Jim Crow 2.0, Senator Scott, is about denial of the Constitutional norms you swore to uphold. It is about denying the rights of Ahmaud Arbery’s right to jog; of George Floyd’s right to breathe; and of the Mother Emanuel victims’ rights to worship. Through gerrymandering and by enacting state laws restricting the rights of minorities in this country to seek legal redress at the ballot box, your Republican Party has chosen to resurrect Jim Crow. Suppressing the right to vote is more than unconstitutional, in too many cases and for too many black citizens in America, it is lethal. Call it what you will, but Jim Crow 2.0 may sound trite to you, but it describes rather succinctly what is going on here. Your inability or. more likely, reluctance to recognize its existence is a window into your character. It will define your time in office, and more, your time on earth. It explains the role of tokenism as a tactic in the service of autocracy. After what you have witnessed in your most recent term in office under the guise of ”Trumpism”, your willful denial is nothing less than collaboration. You have missed your final opportunity to save your own soul, your own dignity. And when Republicans are through—when they are either victorious in their evil plans, or are themselves subverted by the constitutional guardrails designed to protect the rights of all of us-— they will be through with you.

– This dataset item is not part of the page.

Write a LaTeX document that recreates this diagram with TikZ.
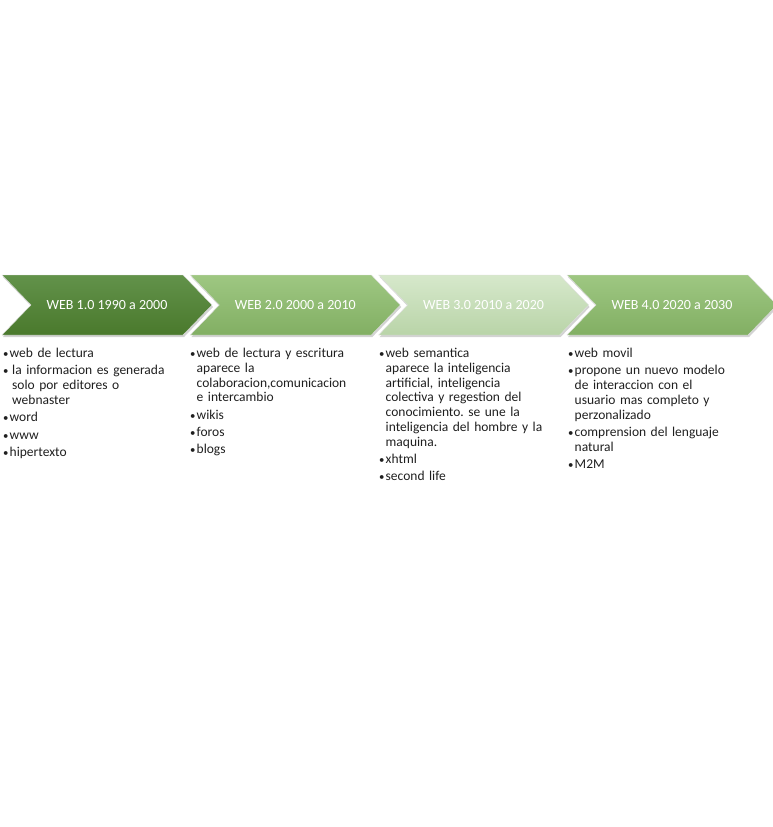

That, Senator Scott, is your legacy--forever defined by your usefulness to the cause of the current fascist movement, the poster boy of sorts to the iniquities of Jim Crow in all of its manifestations:
Mark. 8 Verses 36 to 38
 For what shall it profit a man, if he shall gain the whole world, and lose his own soul?  Or what shall a man give in exchange for his soul?
What is the current value of a soul, Senator?